First of all be ready for creation of value, be imaginative. Ask brilliant questions, ask questions that seek to gain an understanding of your co-party’s interests and needs. Don’t waste time asking questions you already know the answer to, but equally so don’t assume you know the answers. So if you ask brilliant questions you need to become a brilliant listener as well. This is about balancing advocacy with inquiry. It doesn’t stop you advocating strongly for you needs, it means that whilst you do that you also balance it by asking about what the other party needs or feels about your options. It is not a sign of weakness to inquire, in fact it is a sign of smartness and strength.


One of the great ways to do this is to present your options in 3s.  The extent to which the options are accepted or rejected will teach you far more about how your counterpart is thinking than she may be willing to express in open questioning. It is part of the human condition that we react to stimulus and we react to how good or bad that stimulus makes us feel, we can’t hide the difference.

If I’m buying a car and the seller wants €40,000 and I’ve done some of the ground work to find out his interests. I might know that he really needs to change his car from the sports model to a costly family car due to changes in personal circumstances.  I might know he has another car to buy and he has an offer accepted but he needs to sell his car quickly. So what might be 3 options I could provide? I could offer a figure close to the asking price but with a delay in payment, I may have a car of my own to sell. I might offer to pay somewhat less but pay today, addressing the time aspect of his interests. I may offer a price but agree to let him keep the car until delivery of his new car has been made. These are only some of the options and I came up with them in 30 seconds, the issue in negotiating a deal is that it is the manner in which my counterpart rejects each of the options will allow us to identify his real needs. This is an incredibly powerful tool in moving negotiations forward.


Assumption Blocks To Value:

Some of the more common mistakes negotiators make are in their assumptions. So below is a few examples of the more common assumptive mistakes and a challenge to each one.

“We both saw the value straight away, after that is became about distribution.” Change that assumption to “if we saw the obvious extra value early on, did we see it all, was there maybe extra value we didn’t immediately identify?”

“They’re not here to create value, they are here to win” This might be true, but why should they dictate your behaviour. How about you say “Well my behaviour is up to me, I can change the game we are playing and be the creator of value”

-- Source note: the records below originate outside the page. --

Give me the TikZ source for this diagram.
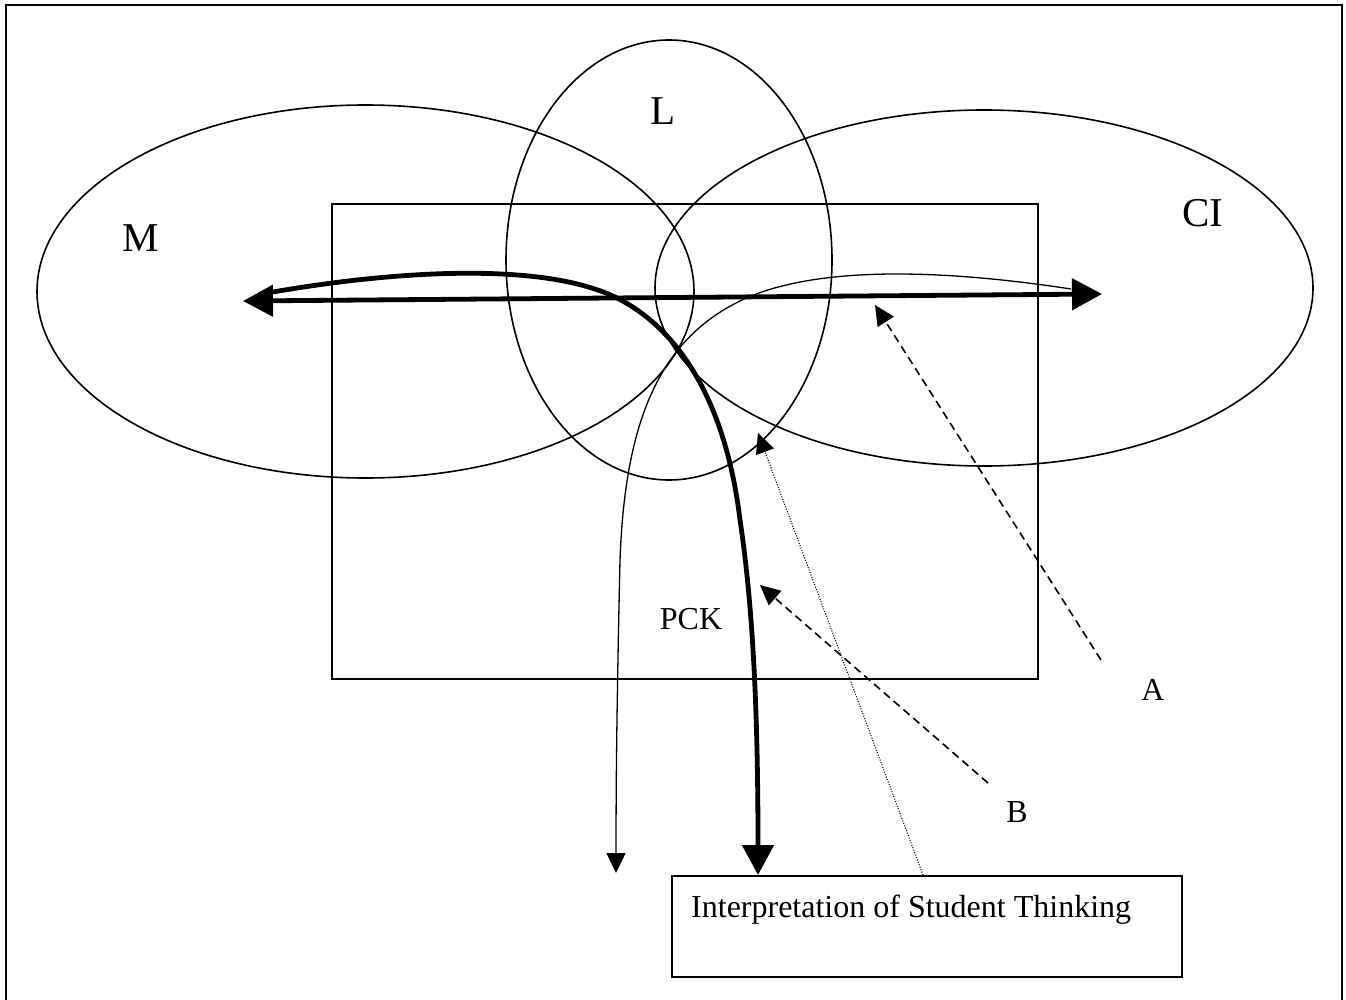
\documentclass[tikz,border=0pt]{standalone}
\usepackage{fontspec}
\setmainfont{Liberation Serif}
\usetikzlibrary{arrows.meta,shapes.geometric}
\tikzset{
  bigtip/.tip={Triangle[length=30pt,width=31pt]},
  smalltip/.tip={Triangle[length=20pt,width=19pt]}
}
\begin{document}
\begin{tikzpicture}[x=1pt,y=-1pt,
  ring/.style={draw, ellipse, line width=1.6pt, inner sep=0pt},
  plainbox/.style={draw, rectangle, line width=1.6pt, inner sep=0pt},
  biglabel/.style={font=\fontsize{41}{41}\selectfont, inner sep=0pt},
  smalllabel/.style={font=\fontsize{32}{32}\selectfont, inner sep=0pt},
  heavy/.style={line width=4.8pt},
  thinline/.style={line width=1.3pt},
  dashline/.style={line width=1.6pt, dash pattern=on 8pt off 5pt},
  dotline/.style={line width=1.1pt, dash pattern=on 1pt off 1.6pt}
]
\useasboundingbox (0,0) rectangle (1346,1000);
\clip (0,0) rectangle (1346,1000);
% outer frame
\draw[line width=2pt] (5.5,5.5) rectangle (1341.5,1012);

% knowledge domains
\node[ring, minimum width=657pt, minimum height=373pt] (Mell) at (365.5,291.5) {};
\node[ring, minimum width=326pt, minimum height=440pt] (Lell) at (669,260) {};
\node[ring, minimum width=658pt, minimum height=356pt] (CIell) at (984,288) {};
\node[plainbox, minimum width=706pt, minimum height=475pt, anchor=north west] (PCKbox) at (331,203) {};
\node[plainbox, minimum width=510pt, minimum height=101pt, anchor=north west] (ISTbox) at (671,875) {};

% labels
\node[biglabel, anchor=base] (Mlab) at (141,252) {M};
\node[biglabel, anchor=base] (Llab) at (663,125) {L};
\node[biglabel, anchor=base] (CIlab) at (1203,227) {CI};
\node[smalllabel, anchor=base] (PCKlab) at (691,629) {PCK};
\node[smalllabel, anchor=base] (Alab) at (1153,700) {A};
\node[smalllabel, anchor=base] (Blab) at (1017,822) {B};
\node[smalllabel, anchor=base west] (ISTlab) at (691,917) {Interpretation of Student Thinking};

% connector end points
\coordinate (lefttip) at (243,301);
\coordinate (righttip) at (1102,294);
\coordinate (leftback) at (273,292);
\coordinate (rightback) at (1071,289);
\coordinate (heavyend) at (758,875);
\coordinate (thinend) at (616,873);
\coordinate (Astart) at (1101,660);
\coordinate (Atip) at (875,305);
\coordinate (Bstart) at (988,783);
\coordinate (Btip) at (760,585);
\coordinate (dotstart) at (923,875);
\coordinate (dottip) at (758,433);

% heavy double arrow M <-> CI
\draw[heavy, bigtip-bigtip] (lefttip) -- (righttip);

% heavy curve from M through L to interpretation
\draw[heavy, -bigtip] (leftback)
  .. controls (400,270) and (545,262) .. (617,298)
  .. controls (690,335) and (728,420) .. (740,520)
  .. controls (752,600) and (758,700) .. (heavyend);

% thin curve from CI down out of the picture
\draw[thinline, -smalltip] (rightback)
  .. controls (960,272) and (820,262) .. (740,301)
  .. controls (660,340) and (625,420) .. (620,560)
  .. controls (618,650) and (616,750) .. (thinend);

% dashed arrows A and B
\draw[dashline, -smalltip] (Astart) -- (Atip);
\draw[dashline, -smalltip] (Bstart) -- (Btip);

% dotted arrow from interpretation box
\draw[dotline, -smalltip] (dotstart) -- (dottip);
\end{tikzpicture}
\end{document}
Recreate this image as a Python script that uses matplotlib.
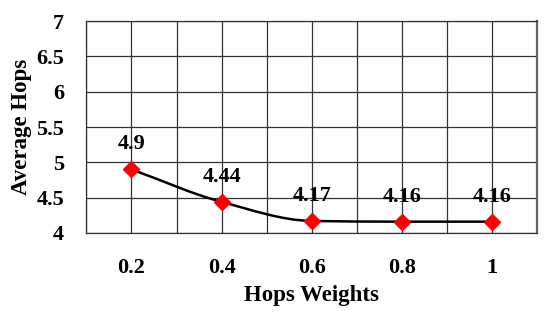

“Creating value is a sign of weakness”. This is one of the most difficult assumptions to overcome because it is premised on a lack of trust and a fear of being manipulated. A better assumption is “Creating makes me look smart”. The next time you have to do business together and you bring the reputation of being fair and an expansive thinker who makes better deals, you will be treated in a different manner and your deals will be much smoother.

Advantages of Value:

Increasing value and improving the deal makes it much easier to sell the difficult parts of the deal, especially when you can provide a value that is important to your counterpart but not a great cost to you. It saves you time and money, especially in repeated business, because it means further deals become less attrition based. Building value builds trust between the negotiators and builds on the relationship. Remember the 3 spheres in negotiations, substance, process and relationship. I’ve dealt with these in other articles.